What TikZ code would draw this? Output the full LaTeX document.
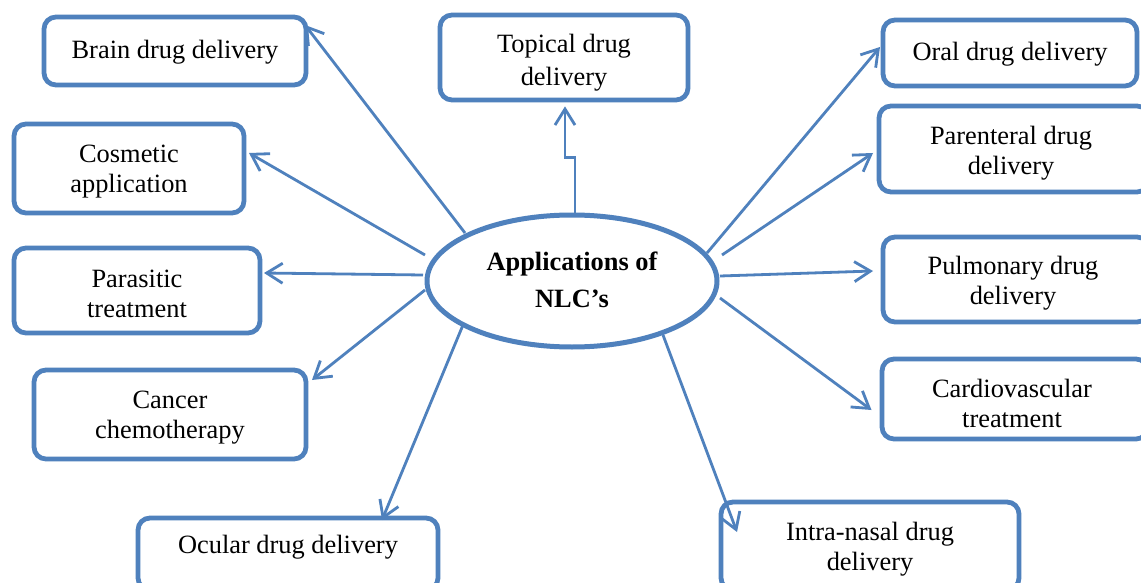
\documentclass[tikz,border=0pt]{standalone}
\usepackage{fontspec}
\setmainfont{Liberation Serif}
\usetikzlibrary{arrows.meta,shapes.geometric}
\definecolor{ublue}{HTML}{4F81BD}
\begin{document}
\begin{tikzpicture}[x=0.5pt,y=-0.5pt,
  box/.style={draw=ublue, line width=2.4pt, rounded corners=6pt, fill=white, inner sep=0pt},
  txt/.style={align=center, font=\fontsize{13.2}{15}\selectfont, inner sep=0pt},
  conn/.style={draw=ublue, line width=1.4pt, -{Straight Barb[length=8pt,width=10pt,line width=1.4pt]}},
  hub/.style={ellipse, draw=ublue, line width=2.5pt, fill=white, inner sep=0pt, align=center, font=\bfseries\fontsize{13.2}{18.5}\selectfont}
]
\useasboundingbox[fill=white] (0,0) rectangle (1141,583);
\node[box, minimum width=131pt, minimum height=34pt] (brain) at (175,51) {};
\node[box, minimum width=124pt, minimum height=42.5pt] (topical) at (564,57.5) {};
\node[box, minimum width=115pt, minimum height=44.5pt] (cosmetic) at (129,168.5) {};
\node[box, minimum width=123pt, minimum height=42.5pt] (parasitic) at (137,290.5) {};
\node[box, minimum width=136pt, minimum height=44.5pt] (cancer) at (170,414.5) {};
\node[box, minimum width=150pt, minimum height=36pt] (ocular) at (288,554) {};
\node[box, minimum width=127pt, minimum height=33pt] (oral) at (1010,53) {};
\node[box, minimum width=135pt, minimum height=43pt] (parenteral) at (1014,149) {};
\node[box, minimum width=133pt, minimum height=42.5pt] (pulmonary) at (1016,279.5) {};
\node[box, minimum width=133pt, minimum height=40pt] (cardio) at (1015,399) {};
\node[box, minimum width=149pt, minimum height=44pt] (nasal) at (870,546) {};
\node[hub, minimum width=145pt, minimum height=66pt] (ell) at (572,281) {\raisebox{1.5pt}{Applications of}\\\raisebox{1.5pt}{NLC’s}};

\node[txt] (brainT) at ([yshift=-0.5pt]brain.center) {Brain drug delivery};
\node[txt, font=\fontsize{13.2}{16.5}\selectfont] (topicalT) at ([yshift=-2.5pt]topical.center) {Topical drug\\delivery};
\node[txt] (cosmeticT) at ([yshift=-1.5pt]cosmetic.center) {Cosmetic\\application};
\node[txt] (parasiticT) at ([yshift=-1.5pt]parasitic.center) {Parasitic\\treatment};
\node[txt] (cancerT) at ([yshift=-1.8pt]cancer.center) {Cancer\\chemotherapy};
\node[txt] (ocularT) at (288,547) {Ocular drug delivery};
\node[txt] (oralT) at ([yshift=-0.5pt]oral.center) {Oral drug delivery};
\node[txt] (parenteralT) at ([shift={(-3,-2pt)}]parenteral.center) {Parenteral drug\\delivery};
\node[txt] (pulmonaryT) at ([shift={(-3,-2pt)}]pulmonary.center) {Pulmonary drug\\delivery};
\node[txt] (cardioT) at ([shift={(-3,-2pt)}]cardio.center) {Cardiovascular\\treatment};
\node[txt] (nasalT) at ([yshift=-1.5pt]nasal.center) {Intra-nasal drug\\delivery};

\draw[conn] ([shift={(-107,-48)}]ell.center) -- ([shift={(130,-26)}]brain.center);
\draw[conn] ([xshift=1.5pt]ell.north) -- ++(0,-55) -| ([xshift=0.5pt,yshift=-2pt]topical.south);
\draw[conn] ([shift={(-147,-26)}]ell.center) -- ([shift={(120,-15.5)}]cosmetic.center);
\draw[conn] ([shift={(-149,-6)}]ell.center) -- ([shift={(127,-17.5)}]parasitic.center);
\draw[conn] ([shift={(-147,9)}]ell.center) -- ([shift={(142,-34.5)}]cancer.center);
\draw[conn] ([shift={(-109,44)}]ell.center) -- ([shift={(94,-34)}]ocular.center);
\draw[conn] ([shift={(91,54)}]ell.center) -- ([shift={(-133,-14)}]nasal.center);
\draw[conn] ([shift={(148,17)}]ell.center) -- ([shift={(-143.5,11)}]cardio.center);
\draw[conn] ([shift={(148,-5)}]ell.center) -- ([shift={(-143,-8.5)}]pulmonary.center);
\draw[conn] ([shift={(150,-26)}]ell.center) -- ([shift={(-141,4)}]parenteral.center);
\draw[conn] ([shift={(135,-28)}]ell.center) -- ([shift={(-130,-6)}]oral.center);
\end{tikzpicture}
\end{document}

★ ★ ★ ★ ★ ★ ★

* [STATED EXERCISE]:
Leave the pictures out and reproduce exactly the lines from the top of the listing above through the line with "minimum width=145pt, minimum".

* [TASK OUTPUT]:
What TikZ code would draw this? Output the full LaTeX document.
\documentclass[tikz,border=0pt]{standalone}
\usepackage{fontspec}
\setmainfont{Liberation Serif}
\usetikzlibrary{arrows.meta,shapes.geometric}
\definecolor{ublue}{HTML}{4F81BD}
\begin{document}
\begin{tikzpicture}[x=0.5pt,y=-0.5pt,
  box/.style={draw=ublue, line width=2.4pt, rounded corners=6pt, fill=white, inner sep=0pt},
  txt/.style={align=center, font=\fontsize{13.2}{15}\selectfont, inner sep=0pt},
  conn/.style={draw=ublue, line width=1.4pt, -{Straight Barb[length=8pt,width=10pt,line width=1.4pt]}},
  hub/.style={ellipse, draw=ublue, line width=2.5pt, fill=white, inner sep=0pt, align=center, font=\bfseries\fontsize{13.2}{18.5}\selectfont}
]
\useasboundingbox[fill=white] (0,0) rectangle (1141,583);
\node[box, minimum width=131pt, minimum height=34pt] (brain) at (175,51) {};
\node[box, minimum width=124pt, minimum height=42.5pt] (topical) at (564,57.5) {};
\node[box, minimum width=115pt, minimum height=44.5pt] (cosmetic) at (129,168.5) {};
\node[box, minimum width=123pt, minimum height=42.5pt] (parasitic) at (137,290.5) {};
\node[box, minimum width=136pt, minimum height=44.5pt] (cancer) at (170,414.5) {};
\node[box, minimum width=150pt, minimum height=36pt] (ocular) at (288,554) {};
\node[box, minimum width=127pt, minimum height=33pt] (oral) at (1010,53) {};
\node[box, minimum width=135pt, minimum height=43pt] (parenteral) at (1014,149) {};
\node[box, minimum width=133pt, minimum height=42.5pt] (pulmonary) at (1016,279.5) {};
\node[box, minimum width=133pt, minimum height=40pt] (cardio) at (1015,399) {};
\node[box, minimum width=149pt, minimum height=44pt] (nasal) at (870,546) {};
\node[hub, minimum width=145pt, minimum height=66pt] (ell) at (572,281) {\raisebox{1.5pt}{Applications of}\\\raisebox{1.5pt}{NLC’s}};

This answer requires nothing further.